Unlike fellow new arrivals to the rankings project, the Leiden Rankings and the NTU Rankings, the CWUR Rankings allocates a relatively low weighting of 25% for research, measured in the form of publications and citations. The H-index is used effectively to balance the potential distortions in data analysis, but the CWUR Rankings measurement of education quality can appear disjointed. The number of alumni to have won awards and prizes measures this seemingly speculative performance indicator, which holds the inherent bias of privileging those older and more visible institutions likely to be at the receiving end of such prestigious awards. Another 25% of the weighting is allocated to the quality of university faculty, which is again measured by the number of recipients of major awards, and graduate employability is perversely measured on the number of alumni holding CEO positions. Consequently it must come as no surprise the amount of US institutions in the top 10, with many of the world’s largest companies run from the United States, and many international organizations desirous of US-schooled graduates to come and rise up the ranks. As such, the top 10 paints a familiar picture:

(1) Harvard

(2) Stanford
(3) Massachusetts Institute of Technology
(6) Colombia University
(7) University of Berkeley California
(8) University of Chicago
(9) University of Princeton
(10) Yale University
(11) Cornell University
(12) California Institute of Technology

The CWUR USA Rankings appear largely unchanged from 2013, despite the University of Pennsylvania losing its top 10 place to Cal Tech.
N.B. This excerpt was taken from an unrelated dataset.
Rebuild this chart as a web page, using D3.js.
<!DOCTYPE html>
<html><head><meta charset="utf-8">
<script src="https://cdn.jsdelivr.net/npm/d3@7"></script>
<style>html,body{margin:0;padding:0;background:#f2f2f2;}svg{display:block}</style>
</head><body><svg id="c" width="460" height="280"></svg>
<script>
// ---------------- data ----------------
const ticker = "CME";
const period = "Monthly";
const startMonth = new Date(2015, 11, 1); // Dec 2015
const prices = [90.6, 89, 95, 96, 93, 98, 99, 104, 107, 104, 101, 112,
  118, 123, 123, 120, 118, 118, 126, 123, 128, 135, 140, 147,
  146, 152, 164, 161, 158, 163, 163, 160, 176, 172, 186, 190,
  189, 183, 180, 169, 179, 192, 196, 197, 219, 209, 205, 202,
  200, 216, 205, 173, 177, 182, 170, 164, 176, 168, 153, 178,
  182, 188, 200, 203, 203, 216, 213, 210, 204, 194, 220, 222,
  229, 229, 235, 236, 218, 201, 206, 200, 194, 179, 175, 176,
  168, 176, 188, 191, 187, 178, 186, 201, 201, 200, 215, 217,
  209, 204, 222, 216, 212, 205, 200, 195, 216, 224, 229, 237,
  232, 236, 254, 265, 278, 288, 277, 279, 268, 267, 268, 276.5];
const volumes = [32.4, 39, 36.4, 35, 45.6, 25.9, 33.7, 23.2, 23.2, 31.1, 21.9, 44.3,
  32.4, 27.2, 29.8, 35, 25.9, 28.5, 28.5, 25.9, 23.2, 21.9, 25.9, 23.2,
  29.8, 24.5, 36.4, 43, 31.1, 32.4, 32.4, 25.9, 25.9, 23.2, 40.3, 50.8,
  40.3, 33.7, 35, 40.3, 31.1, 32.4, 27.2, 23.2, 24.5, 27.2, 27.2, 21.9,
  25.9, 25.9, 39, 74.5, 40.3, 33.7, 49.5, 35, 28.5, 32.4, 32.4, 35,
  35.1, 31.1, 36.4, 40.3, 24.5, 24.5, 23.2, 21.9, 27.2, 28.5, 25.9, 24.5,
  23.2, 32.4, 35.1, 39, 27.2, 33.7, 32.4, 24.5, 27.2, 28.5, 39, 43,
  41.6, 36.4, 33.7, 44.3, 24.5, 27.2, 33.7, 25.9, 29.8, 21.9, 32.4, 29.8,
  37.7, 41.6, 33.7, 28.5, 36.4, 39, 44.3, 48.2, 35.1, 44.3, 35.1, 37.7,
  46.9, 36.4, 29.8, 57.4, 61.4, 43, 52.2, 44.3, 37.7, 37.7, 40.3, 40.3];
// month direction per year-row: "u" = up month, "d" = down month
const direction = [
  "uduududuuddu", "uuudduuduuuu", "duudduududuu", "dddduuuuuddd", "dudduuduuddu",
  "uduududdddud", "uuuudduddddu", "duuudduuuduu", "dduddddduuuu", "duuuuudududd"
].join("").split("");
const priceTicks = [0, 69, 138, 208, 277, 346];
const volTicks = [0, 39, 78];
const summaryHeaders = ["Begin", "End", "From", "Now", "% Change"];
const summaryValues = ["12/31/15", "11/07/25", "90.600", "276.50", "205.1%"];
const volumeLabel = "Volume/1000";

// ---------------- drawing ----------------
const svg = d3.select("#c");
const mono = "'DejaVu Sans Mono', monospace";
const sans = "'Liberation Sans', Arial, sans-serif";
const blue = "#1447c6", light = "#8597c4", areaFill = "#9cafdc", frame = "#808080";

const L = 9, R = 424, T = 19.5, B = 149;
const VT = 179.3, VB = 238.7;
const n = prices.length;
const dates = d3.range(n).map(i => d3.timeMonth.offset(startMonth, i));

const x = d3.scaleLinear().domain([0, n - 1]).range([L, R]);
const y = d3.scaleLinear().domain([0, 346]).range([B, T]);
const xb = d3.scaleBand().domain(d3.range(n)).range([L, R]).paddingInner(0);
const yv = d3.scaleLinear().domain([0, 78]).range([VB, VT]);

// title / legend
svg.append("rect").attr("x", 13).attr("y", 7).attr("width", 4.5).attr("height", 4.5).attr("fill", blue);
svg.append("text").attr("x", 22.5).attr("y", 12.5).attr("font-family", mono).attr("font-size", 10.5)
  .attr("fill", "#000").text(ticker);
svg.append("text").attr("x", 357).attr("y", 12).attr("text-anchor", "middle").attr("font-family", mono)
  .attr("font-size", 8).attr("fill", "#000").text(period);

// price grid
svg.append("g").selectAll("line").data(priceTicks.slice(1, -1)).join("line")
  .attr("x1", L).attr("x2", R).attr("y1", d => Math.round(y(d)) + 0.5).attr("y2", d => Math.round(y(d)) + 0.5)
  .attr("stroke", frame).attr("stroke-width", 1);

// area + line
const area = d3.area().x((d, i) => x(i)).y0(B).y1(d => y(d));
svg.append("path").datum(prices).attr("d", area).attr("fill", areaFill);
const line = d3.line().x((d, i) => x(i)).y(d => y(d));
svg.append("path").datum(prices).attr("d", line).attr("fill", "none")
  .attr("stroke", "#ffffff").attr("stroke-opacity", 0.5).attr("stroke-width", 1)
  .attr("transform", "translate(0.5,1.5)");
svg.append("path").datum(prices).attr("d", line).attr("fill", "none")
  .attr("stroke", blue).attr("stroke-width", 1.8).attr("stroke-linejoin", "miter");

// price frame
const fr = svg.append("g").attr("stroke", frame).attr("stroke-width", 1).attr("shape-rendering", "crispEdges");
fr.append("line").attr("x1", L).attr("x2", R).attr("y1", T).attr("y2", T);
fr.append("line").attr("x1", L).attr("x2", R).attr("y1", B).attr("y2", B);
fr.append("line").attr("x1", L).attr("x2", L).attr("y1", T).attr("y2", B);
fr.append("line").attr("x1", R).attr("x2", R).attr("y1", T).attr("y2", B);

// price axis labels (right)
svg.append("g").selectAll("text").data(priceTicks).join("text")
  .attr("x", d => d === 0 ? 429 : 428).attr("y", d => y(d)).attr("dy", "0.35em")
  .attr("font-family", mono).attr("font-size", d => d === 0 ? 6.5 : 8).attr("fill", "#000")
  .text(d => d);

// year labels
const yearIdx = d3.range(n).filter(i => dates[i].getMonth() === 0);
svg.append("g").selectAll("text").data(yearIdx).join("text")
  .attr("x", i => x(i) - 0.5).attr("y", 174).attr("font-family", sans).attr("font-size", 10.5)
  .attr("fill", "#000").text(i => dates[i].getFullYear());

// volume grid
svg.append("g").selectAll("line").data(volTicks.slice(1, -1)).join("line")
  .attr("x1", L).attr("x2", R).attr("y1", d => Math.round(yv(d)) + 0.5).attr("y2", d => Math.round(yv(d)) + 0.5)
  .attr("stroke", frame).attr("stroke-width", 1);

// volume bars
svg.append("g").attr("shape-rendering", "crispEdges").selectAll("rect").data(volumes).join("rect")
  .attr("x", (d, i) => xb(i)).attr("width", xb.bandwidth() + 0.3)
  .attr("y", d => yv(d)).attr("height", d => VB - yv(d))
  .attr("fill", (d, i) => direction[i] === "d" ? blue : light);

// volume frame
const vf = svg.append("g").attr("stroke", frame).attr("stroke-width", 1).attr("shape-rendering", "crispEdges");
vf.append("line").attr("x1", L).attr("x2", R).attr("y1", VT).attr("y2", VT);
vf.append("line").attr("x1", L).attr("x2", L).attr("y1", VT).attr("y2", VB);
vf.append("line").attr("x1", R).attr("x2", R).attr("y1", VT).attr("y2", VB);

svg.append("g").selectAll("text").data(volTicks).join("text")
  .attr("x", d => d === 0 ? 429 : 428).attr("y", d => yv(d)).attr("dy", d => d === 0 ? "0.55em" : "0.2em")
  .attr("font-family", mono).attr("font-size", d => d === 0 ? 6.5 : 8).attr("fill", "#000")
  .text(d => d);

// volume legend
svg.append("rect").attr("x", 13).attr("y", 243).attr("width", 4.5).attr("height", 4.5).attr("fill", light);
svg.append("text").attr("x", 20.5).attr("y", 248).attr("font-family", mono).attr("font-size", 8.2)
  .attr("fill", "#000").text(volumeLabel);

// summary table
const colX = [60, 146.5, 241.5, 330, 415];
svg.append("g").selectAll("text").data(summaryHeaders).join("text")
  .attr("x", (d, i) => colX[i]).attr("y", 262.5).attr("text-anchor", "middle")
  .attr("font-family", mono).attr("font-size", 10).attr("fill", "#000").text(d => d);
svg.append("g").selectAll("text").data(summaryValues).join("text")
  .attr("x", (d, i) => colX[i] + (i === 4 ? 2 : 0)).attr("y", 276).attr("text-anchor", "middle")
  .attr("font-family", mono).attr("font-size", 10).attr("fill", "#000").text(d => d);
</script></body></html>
On top once again, Harvard attained a clean sweep in all eight criteria: quality of education, alumni employment, quality of faculty, publications, influence, citations, broad impact and patents. As such, CWUR Rankings has been variously described as an admirable attempt, full of good ideas, but ultimately flawed and one-dimensional. CWUR’s table reveals an obvious picture of high-powered academic hegemony; with almost a quarter of the 1000 universities listed hailing from the UK, and 84 from China. This unbalanced reliance on prestige and reputation is arguably a product of the research team’s dismissal of university submitted surveys, which leads to a data set that relies wholly on largely speculative indicators of education quality.